## Recorded information
begin
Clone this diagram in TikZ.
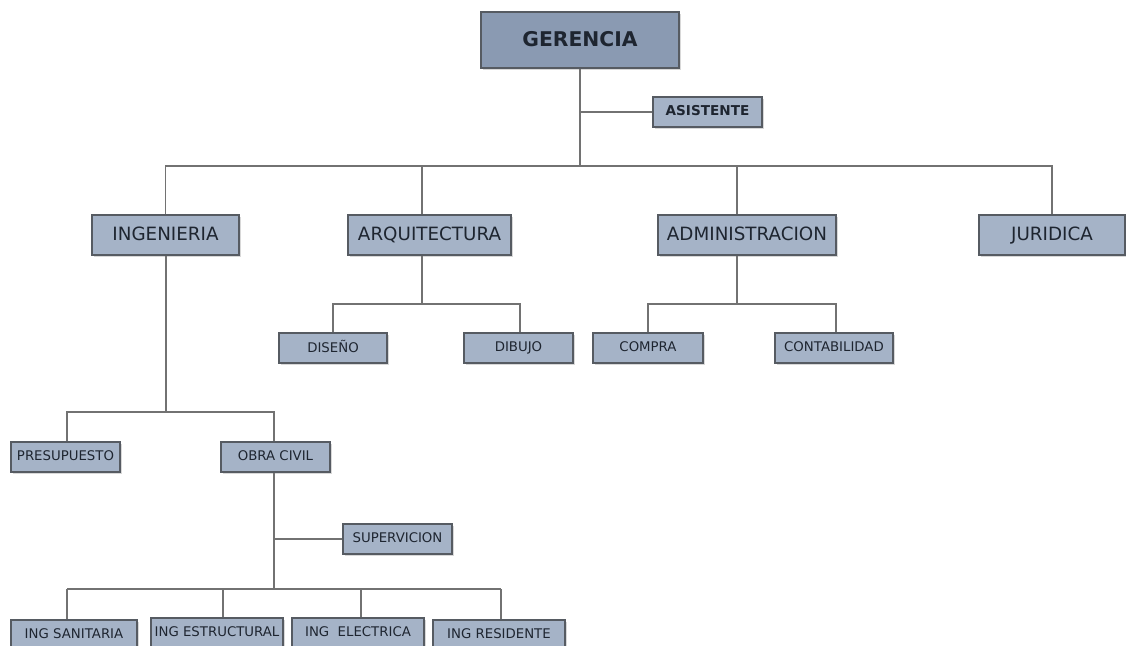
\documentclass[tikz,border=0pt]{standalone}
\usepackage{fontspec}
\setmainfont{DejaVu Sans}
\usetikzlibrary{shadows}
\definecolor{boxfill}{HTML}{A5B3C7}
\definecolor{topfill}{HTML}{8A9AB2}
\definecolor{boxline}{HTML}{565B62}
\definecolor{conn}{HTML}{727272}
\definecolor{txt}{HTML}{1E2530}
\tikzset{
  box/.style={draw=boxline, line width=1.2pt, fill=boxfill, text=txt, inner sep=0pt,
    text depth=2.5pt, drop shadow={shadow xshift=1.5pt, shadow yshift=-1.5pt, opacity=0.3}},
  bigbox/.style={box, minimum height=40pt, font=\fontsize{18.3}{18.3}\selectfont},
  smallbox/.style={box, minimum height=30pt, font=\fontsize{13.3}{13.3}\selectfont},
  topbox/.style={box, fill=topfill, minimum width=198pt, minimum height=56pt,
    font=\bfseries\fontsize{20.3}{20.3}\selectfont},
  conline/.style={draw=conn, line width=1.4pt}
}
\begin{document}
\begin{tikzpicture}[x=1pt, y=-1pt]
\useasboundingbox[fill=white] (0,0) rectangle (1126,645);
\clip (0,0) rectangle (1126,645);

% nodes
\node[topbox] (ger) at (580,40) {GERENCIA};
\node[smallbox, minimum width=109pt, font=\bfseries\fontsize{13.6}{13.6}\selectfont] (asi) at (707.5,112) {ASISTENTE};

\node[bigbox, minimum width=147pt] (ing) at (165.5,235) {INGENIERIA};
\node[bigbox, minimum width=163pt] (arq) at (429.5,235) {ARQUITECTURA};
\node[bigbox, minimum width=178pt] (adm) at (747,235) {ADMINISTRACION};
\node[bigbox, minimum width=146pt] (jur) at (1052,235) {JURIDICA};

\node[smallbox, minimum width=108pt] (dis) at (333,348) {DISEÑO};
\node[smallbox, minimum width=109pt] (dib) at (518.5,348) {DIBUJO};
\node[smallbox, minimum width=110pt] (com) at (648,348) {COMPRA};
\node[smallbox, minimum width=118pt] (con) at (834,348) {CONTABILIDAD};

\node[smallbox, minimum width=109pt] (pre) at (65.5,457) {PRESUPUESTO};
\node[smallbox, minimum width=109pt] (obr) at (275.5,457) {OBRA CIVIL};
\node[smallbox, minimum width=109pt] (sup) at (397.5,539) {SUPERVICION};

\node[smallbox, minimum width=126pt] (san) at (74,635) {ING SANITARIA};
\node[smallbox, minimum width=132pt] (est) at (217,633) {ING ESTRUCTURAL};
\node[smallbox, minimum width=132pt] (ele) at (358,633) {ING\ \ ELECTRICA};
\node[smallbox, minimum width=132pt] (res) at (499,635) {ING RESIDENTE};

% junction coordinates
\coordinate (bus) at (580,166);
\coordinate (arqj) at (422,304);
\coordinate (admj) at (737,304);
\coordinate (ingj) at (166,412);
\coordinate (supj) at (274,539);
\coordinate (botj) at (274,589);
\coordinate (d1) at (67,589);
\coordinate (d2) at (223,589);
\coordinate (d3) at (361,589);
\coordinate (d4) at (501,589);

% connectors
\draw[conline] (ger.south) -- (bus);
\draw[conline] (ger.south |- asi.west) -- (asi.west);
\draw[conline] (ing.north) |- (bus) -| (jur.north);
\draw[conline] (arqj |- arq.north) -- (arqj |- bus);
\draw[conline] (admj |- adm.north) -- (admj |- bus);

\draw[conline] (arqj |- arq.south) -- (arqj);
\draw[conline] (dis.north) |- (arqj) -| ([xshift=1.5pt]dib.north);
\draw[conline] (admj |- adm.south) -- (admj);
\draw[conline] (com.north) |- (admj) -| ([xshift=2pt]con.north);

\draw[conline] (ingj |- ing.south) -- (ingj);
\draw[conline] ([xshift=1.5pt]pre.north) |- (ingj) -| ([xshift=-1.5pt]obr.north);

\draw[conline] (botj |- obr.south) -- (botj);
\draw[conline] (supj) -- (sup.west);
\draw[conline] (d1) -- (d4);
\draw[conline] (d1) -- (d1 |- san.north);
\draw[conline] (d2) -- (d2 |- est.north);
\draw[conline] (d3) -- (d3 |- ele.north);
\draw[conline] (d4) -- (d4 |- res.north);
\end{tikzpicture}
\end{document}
end
## Aim of the exercise
Leave out the pictures and output the rest of the material exactly as written.

## Output
Clone this diagram in TikZ.
\documentclass[tikz,border=0pt]{standalone}
\usepackage{fontspec}
\setmainfont{DejaVu Sans}
\usetikzlibrary{shadows}
\definecolor{boxfill}{HTML}{A5B3C7}
\definecolor{topfill}{HTML}{8A9AB2}
\definecolor{boxline}{HTML}{565B62}
\definecolor{conn}{HTML}{727272}
\definecolor{txt}{HTML}{1E2530}
\tikzset{
  box/.style={draw=boxline, line width=1.2pt, fill=boxfill, text=txt, inner sep=0pt,
    text depth=2.5pt, drop shadow={shadow xshift=1.5pt, shadow yshift=-1.5pt, opacity=0.3}},
  bigbox/.style={box, minimum height=40pt, font=\fontsize{18.3}{18.3}\selectfont},
  smallbox/.style={box, minimum height=30pt, font=\fontsize{13.3}{13.3}\selectfont},
  topbox/.style={box, fill=topfill, minimum width=198pt, minimum height=56pt,
    font=\bfseries\fontsize{20.3}{20.3}\selectfont},
  conline/.style={draw=conn, line width=1.4pt}
}
\begin{document}
\begin{tikzpicture}[x=1pt, y=-1pt]
\useasboundingbox[fill=white] (0,0) rectangle (1126,645);
\clip (0,0) rectangle (1126,645);

% nodes
\node[topbox] (ger) at (580,40) {GERENCIA};
\node[smallbox, minimum width=109pt, font=\bfseries\fontsize{13.6}{13.6}\selectfont] (asi) at (707.5,112) {ASISTENTE};

\node[bigbox, minimum width=147pt] (ing) at (165.5,235) {INGENIERIA};
\node[bigbox, minimum width=163pt] (arq) at (429.5,235) {ARQUITECTURA};
\node[bigbox, minimum width=178pt] (adm) at (747,235) {ADMINISTRACION};
\node[bigbox, minimum width=146pt] (jur) at (1052,235) {JURIDICA};

\node[smallbox, minimum width=108pt] (dis) at (333,348) {DISEÑO};
\node[smallbox, minimum width=109pt] (dib) at (518.5,348) {DIBUJO};
\node[smallbox, minimum width=110pt] (com) at (648,348) {COMPRA};
\node[smallbox, minimum width=118pt] (con) at (834,348) {CONTABILIDAD};

\node[smallbox, minimum width=109pt] (pre) at (65.5,457) {PRESUPUESTO};
\node[smallbox, minimum width=109pt] (obr) at (275.5,457) {OBRA CIVIL};
\node[smallbox, minimum width=109pt] (sup) at (397.5,539) {SUPERVICION};

\node[smallbox, minimum width=126pt] (san) at (74,635) {ING SANITARIA};
\node[smallbox, minimum width=132pt] (est) at (217,633) {ING ESTRUCTURAL};
\node[smallbox, minimum width=132pt] (ele) at (358,633) {ING\ \ ELECTRICA};
\node[smallbox, minimum width=132pt] (res) at (499,635) {ING RESIDENTE};

% junction coordinates
\coordinate (bus) at (580,166);
\coordinate (arqj) at (422,304);
\coordinate (admj) at (737,304);
\coordinate (ingj) at (166,412);
\coordinate (supj) at (274,539);
\coordinate (botj) at (274,589);
\coordinate (d1) at (67,589);
\coordinate (d2) at (223,589);
\coordinate (d3) at (361,589);
\coordinate (d4) at (501,589);

% connectors
\draw[conline] (ger.south) -- (bus);
\draw[conline] (ger.south |- asi.west) -- (asi.west);
\draw[conline] (ing.north) |- (bus) -| (jur.north);
\draw[conline] (arqj |- arq.north) -- (arqj |- bus);
\draw[conline] (admj |- adm.north) -- (admj |- bus);

\draw[conline] (arqj |- arq.south) -- (arqj);
\draw[conline] (dis.north) |- (arqj) -| ([xshift=1.5pt]dib.north);
\draw[conline] (admj |- adm.south) -- (admj);
\draw[conline] (com.north) |- (admj) -| ([xshift=2pt]con.north);

\draw[conline] (ingj |- ing.south) -- (ingj);
\draw[conline] ([xshift=1.5pt]pre.north) |- (ingj) -| ([xshift=-1.5pt]obr.north);

\draw[conline] (botj |- obr.south) -- (botj);
\draw[conline] (supj) -- (sup.west);
\draw[conline] (d1) -- (d4);
\draw[conline] (d1) -- (d1 |- san.north);
\draw[conline] (d2) -- (d2 |- est.north);
\draw[conline] (d3) -- (d3 |- ele.north);
\draw[conline] (d4) -- (d4 |- res.north);
\end{tikzpicture}
\end{document}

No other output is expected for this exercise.